I was thinking about Netroots Nation - I have my tickets - and realized that it was during Memorial Day week-end five years ago that I got my first computer. It was a Dell laptop given to me by the friend of a friend who needed a more reliable one. The battery didn't work and it overheated sometimes - and sometimes frequently - but I wasn't planning on doing anything needing a lot of power, or a lot of anything really.
I was a little afraid at first. I wasn't computer-phobic, but it seemed very strange, a little like when I got my first dog when my son was little, and slept very lightly for the first few nights because there was this large beast in my house.
For the first week, the computer sat in its case under the desk while I looked at it warily from time to time. After a week, I took it out, plugged it in, and turned it on. After a couple of days, it started going to Yahoo search if the arrow thingy went all the way to the bottom of the screen. I wasn't paying for the internet, so at first I wasn't sure what was going on, but I searched gingerly for some sites I had heard of like Huffington Post and Daily Kos and read a little. I told someone about this, and they said I must have had a neighbor with a strong connection.
During the second week, I got myself an e-mail address.
There's been no turning back.
The computer was temperamental - it would overheat and sometimes I would hold it up to the cooler vent to cool it off; sometimes the screen froze, and scared me. It was all new. I joined Daily Kos sometime that summer. I discovered that people posted haiku diaries, and had fun, beginning to comment that way. Someone in one of those diaries said if I posted a limerick diary, he'd come. The next week I posted a limerick diary - my first. That was certainly less frightening than writing about politics!
At first, since they were called diaries, I thought you had to post something every day. Where did that name come from anyway? Gradually you all taught me how to do esoteric things like make links and copy and paste.

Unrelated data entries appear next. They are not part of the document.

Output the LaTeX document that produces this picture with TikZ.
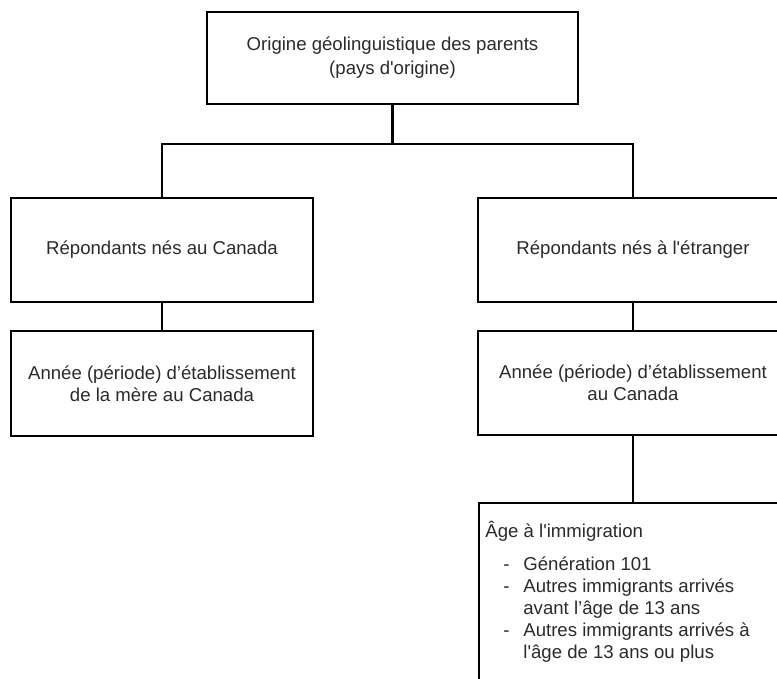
\documentclass[tikz,border=0pt]{standalone}
\usepackage{fontspec}
\setmainfont{Liberation Sans}
\usetikzlibrary{positioning}
\definecolor{TxtClr}{rgb}{0.17,0.17,0.17}
\newcommand{\q}{\textquotesingle}

\begin{document}
\begin{tikzpicture}[x=0.5pt,y=-0.5pt,
  box/.style={draw=black,line width=1.1pt,fill=white,text=TxtClr,align=center,
    font=\fontsize{9.3}{11}\selectfont,inner sep=0pt},
  link/.style={line width=1.1pt,color=black}]
\useasboundingbox (0,0) rectangle (777,679);
\clip (0,0) rectangle (777,679);

\node[box,minimum width=185.5pt,minimum height=46pt,font=\fontsize{9.3}{12}\selectfont] (orig) at (392.5,58)
  {Origine géolinguistique des parents\\(pays d\q origine)};
\node[box,minimum width=151pt,minimum height=52pt] (nesCan) at (162,250)
  {Répondants nés au Canada};
\node[box,minimum width=155pt,minimum height=52pt] (nesEtr) at (633,250)
  {Répondants nés à l\q étranger};
\node[box,minimum width=151pt,minimum height=52.5pt] (mere) at (162,383.5)
  {Année (période) d’établissement\\de la mère au Canada};
\node[box,minimum width=155pt,minimum height=52pt] (etab) at (633,383)
  {Année (période) d’établissement\\au Canada};
\node[box,anchor=north west,minimum width=155pt,minimum height=110pt] (age) at (478,502) {};

% texte de la derniere boite
\node[text=TxtClr,font=\fontsize{9.3}{11}\selectfont,anchor=base west,inner sep=0pt] (ageTtl) at (485,537)
  {Âge à l\q immigration};
\node[text=TxtClr,font=\fontsize{9.3}{11}\selectfont,anchor=base west,inner sep=0pt] (ageLst) at (503,570)
  {\begin{tabular}[t]{@{}l@{\hspace{6.9pt}}l@{}}
  - & Génération 101\\
  - & Autres immigrants arrivés\\
    & avant l’âge de 13 ans\\
  - & Autres immigrants arrivés à\\
    & l\q âge de 13 ans ou plus
  \end{tabular}};

\coordinate (fork) at (392.5,144);
\draw[link] (orig.south) -- (fork);
\draw[link] (nesCan.north) |- (fork) -| (nesEtr.north);
\draw[link] (nesCan.south) -- (mere.north);
\draw[link] (nesEtr.south) -- (etab.north);
\draw[link] (etab.south) -- (etab.south |- age.north);

\end{tikzpicture}
\end{document}
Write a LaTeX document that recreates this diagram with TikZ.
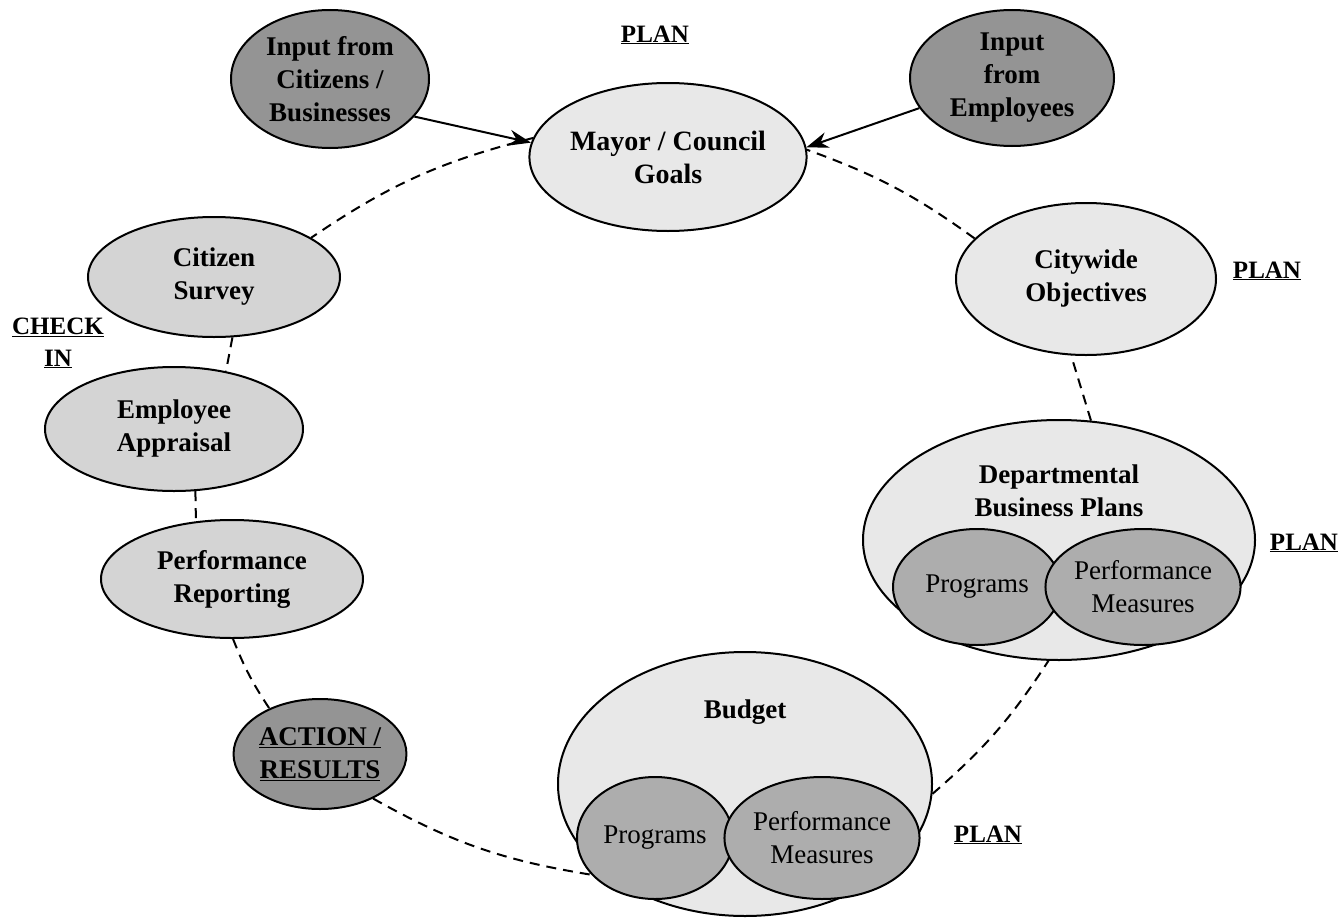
\documentclass[tikz,border=0pt]{standalone}
\usepackage{fontspec}
\setmainfont{Liberation Serif}
\usetikzlibrary{shapes.geometric,arrows.meta}

\tikzset{
  blob/.style={ellipse, draw, line width=2pt, inner sep=0pt, align=center,
    font=\fontsize{27}{33}\selectfont\bfseries},
  dark/.style={blob, fill=black!42},
  pale/.style={blob, fill=black!9},
  mid/.style={blob, fill=black!17},
  inner/.style={blob, fill=black!32, font=\fontsize{27}{33}\selectfont},
  tag/.style={font=\fontsize{25}{32}\selectfont\bfseries, align=center},
  cyc/.style={line width=2pt, dash pattern=on 10pt off 7pt},
  feed/.style={->, line width=2pt},
}

\begin{document}
\begin{tikzpicture}[x=1pt,y=1pt,>={Stealth[length=22pt,width=16pt]}]
	\useasboundingbox (0,0) rectangle (1344,-918);

	% inputs and goals
	\node[dark, minimum width=198pt, minimum height=138pt] (incit) at (330,-79) {Input from\\Citizens /\\Businesses};
	\node[dark, minimum width=204pt, minimum height=136pt] (inemp) at (1012,-78) {Input\\from\\Employees};
	\node[pale, minimum width=264pt, minimum height=148pt, font=\fontsize{28}{33}\selectfont\bfseries] (mayor) at (668,-157) {Mayor / Council\\Goals};
	\node[tag] (plantop) at (655,-35) {\underline{PLAN}};

	% plan side
	\node[pale, minimum width=260pt, minimum height=152pt] (city) at (1086,-279) {Citywide\\Objectives};
	\node[tag] (plancity) at (1267,-271) {\underline{PLAN}};
	\node[pale, minimum width=392pt, minimum height=240pt, text depth=98pt] (dept) at (1059,-540) {Departmental\\Business Plans};
	\node[inner, minimum width=168pt, minimum height=116pt] (dprog) at (977,-587) {Programs};
	\node[inner, minimum width=166pt, minimum height=116pt] (dperf) at (1143,-587) {Performance\\Measures};
	\node[tag] (plandept) at (1304,-543) {\underline{PLAN}};
	\node[pale, minimum width=374pt, minimum height=264pt, text depth=150pt] (budget) at (745,-784) {Budget};
	\node[inner, minimum width=156pt, minimum height=122pt] (bprog) at (655,-838) {Programs};
	\node[inner, minimum width=176pt, minimum height=122pt] (bperf) at (822,-838) {Performance\\Measures};
	\node[tag] (planbud) at (988,-835) {\underline{PLAN}};

	% check side
	\node[dark, minimum width=170pt, minimum height=110pt] (action) at (320,-754) {\underline{ACTION /}\\\underline{RESULTS}};
	\node[mid, minimum width=262pt, minimum height=118pt] (report) at (232,-579) {Performance\\Reporting};
	\node[mid, minimum width=258pt, minimum height=124pt] (apprai) at (174,-429) {Employee\\Appraisal};
	\node[mid, minimum width=252pt, minimum height=120pt] (survey) at (214,-277) {Citizen\\Survey};
	\node[tag] (check) at (58,-343) {\underline{CHECK}\\\underline{IN}};

	\path[cyc] (mayor.172) edge[bend right=10] (survey.22)
	(survey.-73) edge (apprai.48)
	(apprai.-71) edge (report.122)
	(report.-89) edge[bend right=6] (action.138)
	(action.-40) edge[bend right=10] (bprog.-150)
	(budget.-3) edge[bend right=8] (dept.-95)
	(dept.75) edge (city.-101)
	(city.160) edge[bend right=8] (mayor.3)
	;
	\path[feed] (incit.-24) edge (mayor.174)
	(inemp.198) edge (mayor.4)
	;
\end{tikzpicture}
\end{document}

Before that, I used to copy URLs with varying degrees of accuracy.
I was 60 at the time, and within the last year had had kidney cancer. Cancer rearranges a person's brain cells, I think. The world looks different, and priorities change. Discovering the internet and finding a voice became part of the shift for me, and an important part of my new world. I was ready for new things, and this community helped open them up for me. I stayed even though I frequented I/P diaries before the days of Meteor Blades' heroic moderation.
A number of my virtual friends have become real friends, and this will be my fifth Netroots Nation, thanks to some very good friends who financially help me get there, and it's become my annual vacation. I had gone many years without a vacation.
Anyway, that's what I've been thinking about. Thanks to those who have been part of this journey with me.